No images are to be carried over; print all other material exactly as it stands.
#### PROVIDED MATERIAL ####
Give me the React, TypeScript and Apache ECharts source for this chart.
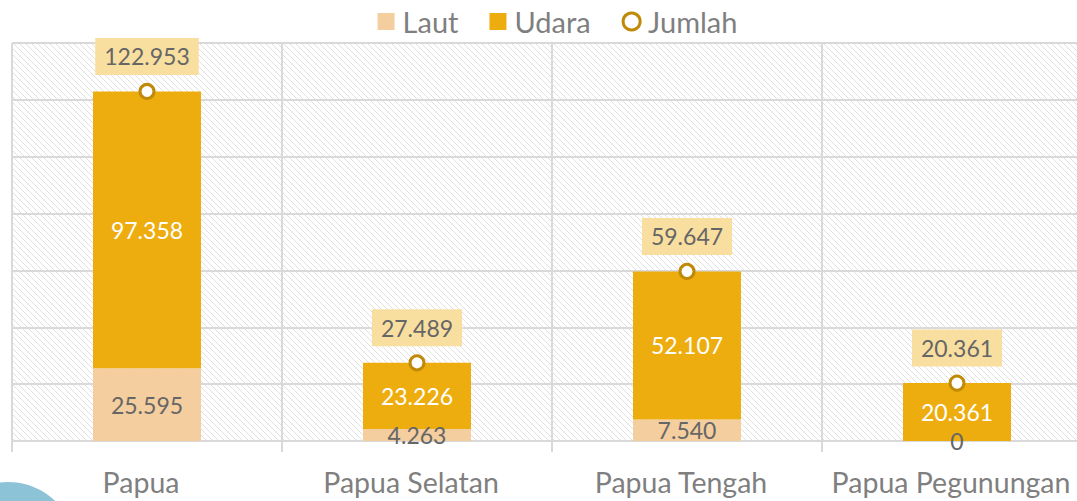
import { useEffect, useRef } from 'react';
import * as echarts from 'echarts';

const categories = ['Papua', 'Papua Selatan', 'Papua Tengah', 'Papua Pegunungan'];
const laut = [25595, 4263, 7540, 0];
const udara = [97358, 23226, 52107, 20361];
const jumlah = [122953, 27489, 59647, 20361];
const yMin = 0;
const yMax = 140000;
const yInterval = 20000;

const fmt = (n: number) => String(n).replace(/\B(?=(\d{3})+(?!\d))/g, '.');

function makeHatch() {
  const s = 6;
  const c = document.createElement('canvas');
  c.width = s;
  c.height = s;
  const ctx = c.getContext('2d')!;
  ctx.fillStyle = '#ffffff';
  ctx.fillRect(0, 0, s, s);
  ctx.strokeStyle = '#e0e0e0';
  ctx.lineWidth = 1;
  ctx.beginPath();
  ctx.moveTo(-1, -1);
  ctx.lineTo(s + 1, s + 1);
  ctx.moveTo(-1, s - 1);
  ctx.lineTo(1, s + 1);
  ctx.moveTo(s - 1, -1);
  ctx.lineTo(s + 1, 1);
  ctx.stroke();
  return c;
}

export default function App() {
  const ref = useRef<HTMLDivElement>(null);
  useEffect(() => {
    const chart = echarts.init(ref.current!, null, { renderer: 'svg' });
    const FONT = 'Lato';
    const hatch = makeHatch();
    chart.setOption({
      animation: false,
      backgroundColor: '#ffffff',
      textStyle: { fontFamily: FONT },
      legend: {
        top: 2,
        left: 'center',
        itemWidth: 17,
        itemHeight: 17,
        itemGap: 31,
        textStyle: { fontSize: 29, color: '#7f7f7f', fontFamily: FONT, padding: [0, 0, 0, 3] },
        data: [
          { name: 'Laut', icon: 'rect' },
          { name: 'Udara', icon: 'rect' },
          {
            name: 'Jumlah',
            icon: 'circle',
            itemStyle: { color: '#ffffff', borderColor: '#C08A08', borderWidth: 3 },
          },
        ],
      },
      grid: {
        left: 12,
        top: 43,
        bottom: 60,
        width: 1080,
        show: true,
        backgroundColor: { image: hatch, repeat: 'repeat' },
        borderWidth: 0,
      },
      xAxis: {
        type: 'category',
        data: categories,
        axisLine: { lineStyle: { color: '#d9d9d9', width: 2 } },
        axisTick: { show: true, length: 11, interval: 0, lineStyle: { color: '#d9d9d9', width: 2 } },
        splitLine: { show: true, interval: 0, lineStyle: { color: '#d9d9d9', width: 2 } },
        axisLabel: {
          fontSize: 28.5,
          color: '#7f7f7f',
          margin: 26,
          interval: 0,
          fontFamily: FONT,
          padding: [0, 12, 0, 0],
        },
      },
      yAxis: {
        type: 'value',
        min: yMin,
        max: yMax,
        interval: yInterval,
        axisLine: { show: false },
        axisTick: { show: false },
        axisLabel: { show: false },
        splitLine: { show: true, lineStyle: { color: '#d9d9d9', width: 2 } },
      },
      series: [
        {
          name: 'Laut',
          type: 'bar',
          stack: 'total',
          barWidth: '40%',
          data: laut,
          itemStyle: { color: '#F4CE9E' },
          label: {
            show: true,
            position: 'inside',
            color: '#666666',
            fontSize: 23,
            fontFamily: FONT,
            formatter: (p: any) => fmt(p.value),
          },
        },
        {
          name: 'Udara',
          type: 'bar',
          stack: 'total',
          barWidth: '40%',
          data: udara,
          itemStyle: { color: '#EEAD0E' },
          label: {
            show: true,
            position: 'inside',
            color: '#ffffff',
            fontSize: 23,
            fontFamily: FONT,
            formatter: (p: any) => fmt(p.value),
          },
        },
        {
          name: 'Jumlah',
          type: 'line',
          data: jumlah,
          z: 5,
          symbol: 'circle',
          symbolSize: 14,
          lineStyle: { opacity: 0, width: 0 },
          itemStyle: { color: '#ffffff', borderColor: '#C08A08', borderWidth: 3 },
          label: {
            show: true,
            position: 'top',
            distance: 8,
            color: '#666666',
            fontSize: 23,
            fontFamily: FONT,
            backgroundColor: '#F8DF9F',
            padding: [7, 9, 7, 9],
            formatter: (p: any) => fmt(p.value),
          },
        },
      ],
      graphic: [
        {
          type: 'circle',
          shape: { cx: 8, cy: 550, r: 68 },
          style: { fill: '#8DC3D6' },
          z: 10,
        },
      ],
    });
    return () => chart.dispose();
  }, []);
  return (
    <div
      style={{ position: 'absolute', left: 0, top: 0, width: 1077, height: 501, overflow: 'hidden' }}
    >
      <div ref={ref} style={{ width: 1115, height: 501 }} />
    </div>
  );
}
####
▸ **FULL OUTPUT**
Give me the React, TypeScript and Apache ECharts source for this chart.
import { useEffect, useRef } from 'react';
import * as echarts from 'echarts';

const categories = ['Papua', 'Papua Selatan', 'Papua Tengah', 'Papua Pegunungan'];
const laut = [25595, 4263, 7540, 0];
const udara = [97358, 23226, 52107, 20361];
const jumlah = [122953, 27489, 59647, 20361];
const yMin = 0;
const yMax = 140000;
const yInterval = 20000;

const fmt = (n: number) => String(n).replace(/\B(?=(\d{3})+(?!\d))/g, '.');

function makeHatch() {
  const s = 6;
  const c = document.createElement('canvas');
  c.width = s;
  c.height = s;
  const ctx = c.getContext('2d')!;
  ctx.fillStyle = '#ffffff';
  ctx.fillRect(0, 0, s, s);
  ctx.strokeStyle = '#e0e0e0';
  ctx.lineWidth = 1;
  ctx.beginPath();
  ctx.moveTo(-1, -1);
  ctx.lineTo(s + 1, s + 1);
  ctx.moveTo(-1, s - 1);
  ctx.lineTo(1, s + 1);
  ctx.moveTo(s - 1, -1);
  ctx.lineTo(s + 1, 1);
  ctx.stroke();
  return c;
}

export default function App() {
  const ref = useRef<HTMLDivElement>(null);
  useEffect(() => {
    const chart = echarts.init(ref.current!, null, { renderer: 'svg' });
    const FONT = 'Lato';
    const hatch = makeHatch();
    chart.setOption({
      animation: false,
      backgroundColor: '#ffffff',
      textStyle: { fontFamily: FONT },
      legend: {
        top: 2,
        left: 'center',
        itemWidth: 17,
        itemHeight: 17,
        itemGap: 31,
        textStyle: { fontSize: 29, color: '#7f7f7f', fontFamily: FONT, padding: [0, 0, 0, 3] },
        data: [
          { name: 'Laut', icon: 'rect' },
          { name: 'Udara', icon: 'rect' },
          {
            name: 'Jumlah',
            icon: 'circle',
            itemStyle: { color: '#ffffff', borderColor: '#C08A08', borderWidth: 3 },
          },
        ],
      },
      grid: {
        left: 12,
        top: 43,
        bottom: 60,
        width: 1080,
        show: true,
        backgroundColor: { image: hatch, repeat: 'repeat' },
        borderWidth: 0,
      },
      xAxis: {
        type: 'category',
        data: categories,
        axisLine: { lineStyle: { color: '#d9d9d9', width: 2 } },
        axisTick: { show: true, length: 11, interval: 0, lineStyle: { color: '#d9d9d9', width: 2 } },
        splitLine: { show: true, interval: 0, lineStyle: { color: '#d9d9d9', width: 2 } },
        axisLabel: {
          fontSize: 28.5,
          color: '#7f7f7f',
          margin: 26,
          interval: 0,
          fontFamily: FONT,
          padding: [0, 12, 0, 0],
        },
      },
      yAxis: {
        type: 'value',
        min: yMin,
        max: yMax,
        interval: yInterval,
        axisLine: { show: false },
        axisTick: { show: false },
        axisLabel: { show: false },
        splitLine: { show: true, lineStyle: { color: '#d9d9d9', width: 2 } },
      },
      series: [
        {
          name: 'Laut',
          type: 'bar',
          stack: 'total',
          barWidth: '40%',
          data: laut,
          itemStyle: { color: '#F4CE9E' },
          label: {
            show: true,
            position: 'inside',
            color: '#666666',
            fontSize: 23,
            fontFamily: FONT,
            formatter: (p: any) => fmt(p.value),
          },
        },
        {
          name: 'Udara',
          type: 'bar',
          stack: 'total',
          barWidth: '40%',
          data: udara,
          itemStyle: { color: '#EEAD0E' },
          label: {
            show: true,
            position: 'inside',
            color: '#ffffff',
            fontSize: 23,
            fontFamily: FONT,
            formatter: (p: any) => fmt(p.value),
          },
        },
        {
          name: 'Jumlah',
          type: 'line',
          data: jumlah,
          z: 5,
          symbol: 'circle',
          symbolSize: 14,
          lineStyle: { opacity: 0, width: 0 },
          itemStyle: { color: '#ffffff', borderColor: '#C08A08', borderWidth: 3 },
          label: {
            show: true,
            position: 'top',
            distance: 8,
            color: '#666666',
            fontSize: 23,
            fontFamily: FONT,
            backgroundColor: '#F8DF9F',
            padding: [7, 9, 7, 9],
            formatter: (p: any) => fmt(p.value),
          },
        },
      ],
      graphic: [
        {
          type: 'circle',
          shape: { cx: 8, cy: 550, r: 68 },
          style: { fill: '#8DC3D6' },
          z: 10,
        },
      ],
    });
    return () => chart.dispose();
  }, []);
  return (
    <div
      style={{ position: 'absolute', left: 0, top: 0, width: 1077, height: 501, overflow: 'hidden' }}
    >
      <div ref={ref} style={{ width: 1115, height: 501 }} />
    </div>
  );
}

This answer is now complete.